Capacitors are fundamental components in the design of power supply filters. Their ability to store and release electrical energy makes them perfect for smoothing voltage ripple in DC circuits. The basic principle behind using capacitors for this purpose lies in their opposition to changes in voltage.

When a capacitor is placed in parallel with the load in a DC circuit, it charges up when the voltage is higher than the average value and discharges when the voltage is below average. This charge-discharge cycle helps to fill in the valleys and clip the peaks of the ripple, effectively smoothing the voltage supplied to the load.

Types of Capacitors Used in Filtering

Different types of capacitors are used in power supply filtering, each with its characteristics and applications.

1. Electrolytic Capacitors: These capacitors have high capacitance values, making them ideal for smoothing large ripples. They are commonly used in the initial stages of filtering where the ripple voltage is most significant. However, they have a limited frequency response, making them less effective at filtering high-frequency noise.

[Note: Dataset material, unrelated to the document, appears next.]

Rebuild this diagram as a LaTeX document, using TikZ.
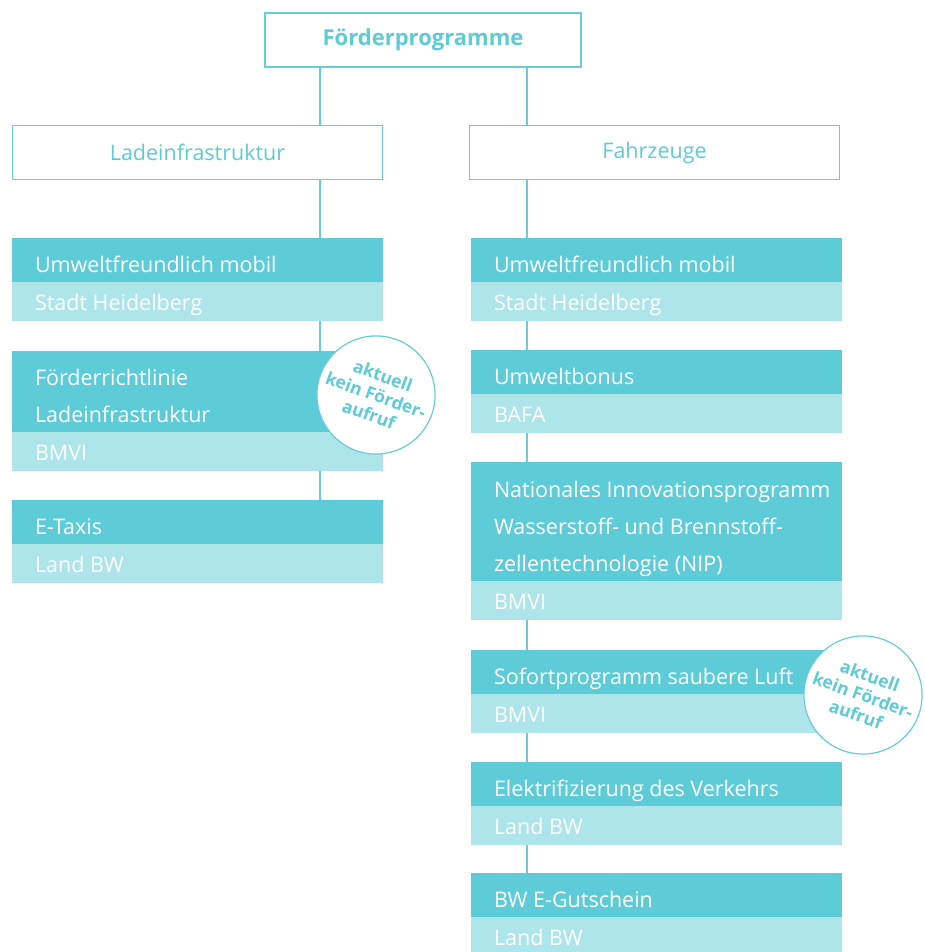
\documentclass[tikz,border=0pt]{standalone}
\usepackage{fontspec}
\setmainfont{Open Sans}
\definecolor{tealdark}{HTML}{5ECBD8}
\definecolor{teallight}{HTML}{AEE5EA}
\definecolor{tealline}{HTML}{66CEDB}
\begin{document}
\begin{tikzpicture}[x=1pt,y=-1pt,
  every node/.style={inner sep=0pt, outer sep=0pt},
  headbox/.style={draw=tealline, line width=2.6pt, fill=white, minimum width=316, minimum height=54, text=tealdark, font=\fontsize{22}{26}\selectfont\bfseries},
  catbox/.style={draw=tealline, line width=1.2pt, fill=white, minimum width=370, minimum height=54, text=tealdark, font=\fontsize{21.5}{26}\selectfont},
  darkbox/.style={fill=tealdark, minimum width=371, anchor=north west},
  lightbox/.style={fill=teallight, minimum width=371, minimum height=39, anchor=north west},
  lbl/.style={text=white, align=left, anchor=base west, font=\fontsize{21.5}{37}\selectfont},
  conn/.style={draw=tealline, line width=1.4pt},
  badge/.style={circle, draw=tealline, line width=1.2pt, fill=white, minimum size=113, text=tealdark, align=center, rotate=-20, font=\fontsize{17.5}{20.5}\selectfont\bfseries}
]
\useasboundingbox (0,0) rectangle (925,952);
\coordinate (cl) at (320,0);
\coordinate (cr) at (527,0);

\node[headbox] (top) at (423,40) {Förderprogramme};
\node[catbox] (lade) at (197.5,152.5) {Ladeinfrastruktur};
\node[catbox] (fahr) at (654.5,152.5) {Fahrzeuge};

% left column
\node[darkbox, minimum height=44] (l1d) at (12,238) {};
\node[lightbox] (l1l) at (12,282) {};
\node[darkbox, minimum height=81] (l2d) at (12,351) {};
\node[lightbox] (l2l) at (12,432) {};
\node[darkbox, minimum height=44] (l3d) at (12,500) {};
\node[lightbox] (l3l) at (12,544) {};

% right column
\node[darkbox, minimum height=44] (r1d) at (471,238) {};
\node[lightbox] (r1l) at (471,282) {};
\node[darkbox, minimum height=44] (r2d) at (471,350) {};
\node[lightbox] (r2l) at (471,394) {};
\node[darkbox, minimum height=119] (r3d) at (471,462) {};
\node[lightbox] (r3l) at (471,581) {};
\node[darkbox, minimum height=44] (r4d) at (471,650) {};
\node[lightbox] (r4l) at (471,694) {};
\node[darkbox, minimum height=44] (r5d) at (471,762) {};
\node[lightbox] (r5l) at (471,806) {};
\node[darkbox, minimum height=44] (r6d) at (471,873) {};
\node[lightbox, minimum height=35] (r6l) at (471,917) {};

% labels (base = baseline of last line)
\node[lbl] (t-l1d) at ([shift={(23,-10)}]l1d.south west) {Umweltfreundlich mobil};
\node[lbl] (t-l1l) at ([shift={(23,28)}]l1l.north west) {Stadt Heidelberg};
\node[lbl] (t-l2d) at ([shift={(23,-10)}]l2d.south west) {Förderrichtlinie\\Ladeinfrastruktur};
\node[lbl] (t-l2l) at ([shift={(23,28)}]l2l.north west) {BMVI};
\node[lbl] (t-l3d) at ([shift={(23,-10)}]l3d.south west) {E-Taxis};
\node[lbl] (t-l3l) at ([shift={(23,28)}]l3l.north west) {Land BW};

\node[lbl] (t-r1d) at ([shift={(23,-10)}]r1d.south west) {Umweltfreundlich mobil};
\node[lbl] (t-r1l) at ([shift={(23,28)}]r1l.north west) {Stadt Heidelberg};
\node[lbl] (t-r2d) at ([shift={(23,-10)}]r2d.south west) {Umweltbonus};
\node[lbl] (t-r2l) at ([shift={(23,28)}]r2l.north west) {BAFA};
\node[lbl] (t-r3d) at ([shift={(23,-10)}]r3d.south west) {Nationales Innovationsprogramm\\Wasserstoff- und Brennstoff-\\zellentechnologie (NIP)};
\node[lbl] (t-r3l) at ([shift={(23,28)}]r3l.north west) {BMVI};
\node[lbl] (t-r4d) at ([shift={(23,-10)}]r4d.south west) {Sofortprogramm saubere Luft};
\node[lbl] (t-r4l) at ([shift={(23,28)}]r4l.north west) {BMVI};
\node[lbl] (t-r5d) at ([shift={(23,-10)}]r5d.south west) {Elektrifizierung des Verkehrs};
\node[lbl] (t-r5l) at ([shift={(23,28)}]r5l.north west) {Land BW};
\node[lbl] (t-r6d) at ([shift={(23,-10)}]r6d.south west) {BW E-Gutschein};
\node[lbl] (t-r6l) at ([shift={(23,28)}]r6l.north west) {Land BW};

% connectors
\draw[conn] (top.south -| cl) -- (lade.north -| cl);
\draw[conn] (top.south -| cr) -- (fahr.north -| cr);
\draw[conn] (lade.south -| cl) -- (l1d.north -| cl);
\draw[conn] (fahr.south -| cr) -- (r1d.north -| cr);
\draw[conn] (l1l.south -| cl) -- (l2d.north -| cl);
\draw[conn] (l2l.south -| cl) -- (l3d.north -| cl);
\draw[conn] (r1l.south -| cr) -- (r2d.north -| cr);
\draw[conn] (r2l.south -| cr) -- (r3d.north -| cr);
\draw[conn] (r3l.south -| cr) -- (r4d.north -| cr);
\draw[conn] (r4l.south -| cr) -- (r5d.north -| cr);
\draw[conn] (r5l.south -| cr) -- (r6d.north -| cr);

% badges
\node[badge] (b1) at (376,395) {aktuell\\kein Förder-\\aufruf};
\node[badge] (b2) at (863,695) {aktuell\\kein Förder-\\aufruf};
\end{tikzpicture}
\end{document}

2. Ceramic Capacitors: Known for their low equivalent series resistance (ESR) and high-frequency response, ceramic capacitors are often used in conjunction with electrolytic capacitors to filter out high-frequency noise that electrolytic capacitors might miss.

3. Film Capacitors: Providing a balance between electrolytic and ceramic capacitors, film capacitors are used where medium capacitance and good frequency response are required. They are stable over a wide range of temperatures and frequencies, making them versatile for various filtering applications.

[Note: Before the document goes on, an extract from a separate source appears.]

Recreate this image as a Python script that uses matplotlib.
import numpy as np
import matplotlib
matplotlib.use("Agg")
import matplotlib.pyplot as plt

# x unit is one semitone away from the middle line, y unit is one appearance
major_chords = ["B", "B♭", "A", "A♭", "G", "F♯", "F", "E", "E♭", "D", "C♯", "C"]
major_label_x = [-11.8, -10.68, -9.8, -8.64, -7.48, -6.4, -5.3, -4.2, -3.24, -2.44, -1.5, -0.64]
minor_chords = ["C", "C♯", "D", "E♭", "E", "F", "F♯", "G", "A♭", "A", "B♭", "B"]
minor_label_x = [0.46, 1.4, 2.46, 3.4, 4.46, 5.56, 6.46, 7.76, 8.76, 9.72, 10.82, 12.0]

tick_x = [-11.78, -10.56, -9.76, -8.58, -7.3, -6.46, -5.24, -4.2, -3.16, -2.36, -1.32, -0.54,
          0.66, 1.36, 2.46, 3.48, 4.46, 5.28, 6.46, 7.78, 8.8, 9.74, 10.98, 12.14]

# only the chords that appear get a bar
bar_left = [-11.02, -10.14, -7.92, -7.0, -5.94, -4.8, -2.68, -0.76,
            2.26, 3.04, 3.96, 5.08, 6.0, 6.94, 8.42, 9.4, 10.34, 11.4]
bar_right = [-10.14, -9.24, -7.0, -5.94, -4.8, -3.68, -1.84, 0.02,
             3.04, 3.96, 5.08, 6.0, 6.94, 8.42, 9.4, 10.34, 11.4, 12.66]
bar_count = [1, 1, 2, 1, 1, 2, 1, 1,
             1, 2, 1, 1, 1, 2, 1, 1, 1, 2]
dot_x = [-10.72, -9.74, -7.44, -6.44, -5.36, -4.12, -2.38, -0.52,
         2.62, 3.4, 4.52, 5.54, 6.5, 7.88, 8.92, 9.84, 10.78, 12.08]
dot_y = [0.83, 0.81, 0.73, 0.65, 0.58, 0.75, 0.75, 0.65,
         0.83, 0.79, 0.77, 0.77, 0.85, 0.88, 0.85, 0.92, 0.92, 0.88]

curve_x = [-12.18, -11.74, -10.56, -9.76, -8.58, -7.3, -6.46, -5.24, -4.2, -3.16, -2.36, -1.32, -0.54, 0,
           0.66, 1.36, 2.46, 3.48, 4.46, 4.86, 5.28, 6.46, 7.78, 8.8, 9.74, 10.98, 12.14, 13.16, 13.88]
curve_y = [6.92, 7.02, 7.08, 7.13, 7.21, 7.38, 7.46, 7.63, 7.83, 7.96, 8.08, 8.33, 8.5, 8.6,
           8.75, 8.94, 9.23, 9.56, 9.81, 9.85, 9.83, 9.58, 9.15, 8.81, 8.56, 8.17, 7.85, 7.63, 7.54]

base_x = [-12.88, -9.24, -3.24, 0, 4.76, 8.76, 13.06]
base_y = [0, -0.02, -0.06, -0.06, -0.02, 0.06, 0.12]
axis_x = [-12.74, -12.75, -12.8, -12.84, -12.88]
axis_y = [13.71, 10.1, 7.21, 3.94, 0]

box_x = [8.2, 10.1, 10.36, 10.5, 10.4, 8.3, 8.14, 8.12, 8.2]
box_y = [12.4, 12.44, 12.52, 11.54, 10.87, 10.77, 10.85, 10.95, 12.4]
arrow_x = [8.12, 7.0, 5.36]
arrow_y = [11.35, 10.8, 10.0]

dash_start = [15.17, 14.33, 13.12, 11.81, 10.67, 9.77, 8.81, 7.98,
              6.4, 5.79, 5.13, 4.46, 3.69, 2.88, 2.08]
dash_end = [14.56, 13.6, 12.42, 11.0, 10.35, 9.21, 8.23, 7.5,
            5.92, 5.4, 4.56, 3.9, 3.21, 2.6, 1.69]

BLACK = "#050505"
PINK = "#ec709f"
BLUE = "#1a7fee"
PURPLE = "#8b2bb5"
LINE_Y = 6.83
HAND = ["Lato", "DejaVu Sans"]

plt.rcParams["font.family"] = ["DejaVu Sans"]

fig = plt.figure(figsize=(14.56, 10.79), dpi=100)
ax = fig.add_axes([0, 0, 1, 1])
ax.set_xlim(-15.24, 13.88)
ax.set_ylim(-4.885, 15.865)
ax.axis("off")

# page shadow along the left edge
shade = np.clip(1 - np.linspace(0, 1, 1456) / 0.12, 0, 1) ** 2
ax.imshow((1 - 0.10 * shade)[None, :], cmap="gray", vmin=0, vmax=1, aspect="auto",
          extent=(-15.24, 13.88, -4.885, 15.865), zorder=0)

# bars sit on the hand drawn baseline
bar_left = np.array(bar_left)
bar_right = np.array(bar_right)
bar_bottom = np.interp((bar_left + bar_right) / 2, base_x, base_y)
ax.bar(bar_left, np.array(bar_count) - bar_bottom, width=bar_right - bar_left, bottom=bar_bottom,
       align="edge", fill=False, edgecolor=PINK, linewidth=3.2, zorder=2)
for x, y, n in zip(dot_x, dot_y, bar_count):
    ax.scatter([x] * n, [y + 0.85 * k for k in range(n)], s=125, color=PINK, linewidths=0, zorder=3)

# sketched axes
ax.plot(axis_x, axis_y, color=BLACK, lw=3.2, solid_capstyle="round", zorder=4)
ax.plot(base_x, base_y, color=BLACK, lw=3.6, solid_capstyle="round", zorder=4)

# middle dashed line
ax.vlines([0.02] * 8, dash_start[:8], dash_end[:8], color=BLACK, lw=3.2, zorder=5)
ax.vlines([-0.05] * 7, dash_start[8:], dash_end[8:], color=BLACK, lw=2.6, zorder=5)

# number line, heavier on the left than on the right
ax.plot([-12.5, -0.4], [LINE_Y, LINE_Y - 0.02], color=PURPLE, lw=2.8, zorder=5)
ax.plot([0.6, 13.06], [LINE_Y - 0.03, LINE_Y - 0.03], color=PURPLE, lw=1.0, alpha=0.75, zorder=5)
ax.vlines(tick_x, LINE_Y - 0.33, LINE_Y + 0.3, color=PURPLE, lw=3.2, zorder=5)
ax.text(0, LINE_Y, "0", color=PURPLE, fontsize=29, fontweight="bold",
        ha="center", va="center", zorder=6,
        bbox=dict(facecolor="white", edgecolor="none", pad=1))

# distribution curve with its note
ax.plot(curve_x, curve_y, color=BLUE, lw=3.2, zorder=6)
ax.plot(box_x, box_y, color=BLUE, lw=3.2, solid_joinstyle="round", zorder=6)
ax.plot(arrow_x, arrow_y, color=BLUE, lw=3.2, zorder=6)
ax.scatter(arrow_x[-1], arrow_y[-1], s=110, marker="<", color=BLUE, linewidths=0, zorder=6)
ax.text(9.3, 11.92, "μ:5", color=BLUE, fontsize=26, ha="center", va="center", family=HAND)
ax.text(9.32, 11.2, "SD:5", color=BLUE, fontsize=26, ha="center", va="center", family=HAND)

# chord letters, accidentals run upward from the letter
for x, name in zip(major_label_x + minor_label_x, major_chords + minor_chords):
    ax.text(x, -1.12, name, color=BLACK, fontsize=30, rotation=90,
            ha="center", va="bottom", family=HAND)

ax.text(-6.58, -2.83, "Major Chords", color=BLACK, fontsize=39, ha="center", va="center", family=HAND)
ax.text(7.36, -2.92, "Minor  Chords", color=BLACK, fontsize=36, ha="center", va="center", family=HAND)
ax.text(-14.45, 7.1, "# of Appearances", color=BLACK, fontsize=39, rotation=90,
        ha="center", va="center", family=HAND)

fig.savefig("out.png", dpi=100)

Designing an Effective Power Supply Filter

To design an effective power supply filter incorporating capacitors, several factors need to be considered:

1. Capacitance Value: The capacitance value determines how much charge the capacitor can store, which affects its ability to smooth out ripple. Choosing the right capacitance is crucial; too little, and it won't effectively smooth the ripple, too much, and it may cause unnecessary expense and size increase.

2. Voltage Rating: Ensure the capacitor's voltage rating exceeds the peak voltage it will encounter in the circuit. Exceeding this rating can lead to capacitor failure.

3. ESR and ESL: Equivalent series resistance (ESR) and equivalent series inductance (ESL) affect a capacitor's performance in filtering applications. Low ESR is preferable for reducing power loss and improving efficiency, while low ESL is beneficial for filtering high-frequency noise.

4. Temperature Coefficient: Some capacitors can change capacitance with temperature variations. Selecting capacitors with a stable temperature coefficient ensures consistent performance across different operating conditions.

Practical Considerations and Challenges

While capacitors are excellent at smoothing voltage ripple, there are practical considerations and challenges in their application. One such challenge is the physical size of capacitors. Large capacitance values often mean larger physical components, which can be a limitation in compact electronic devices. Additionally, the placement of capacitors on a circuit board can affect their performance. Placing them too far from the load can introduce parasitic inductance, reducing their effectiveness at high frequencies.

Conclusion

In summary, capacitors play a vital role in smoothing voltage ripple in DC circuits. By selecting the appropriate type and value of capacitors, and considering practical design factors, one can effectively reduce voltage ripple and improve the reliability and performance of electronic devices. As technology advances, the need for efficient power supply filtering will continue to grow, underscoring the importance of understanding and applying these fundamental principles in electronic design.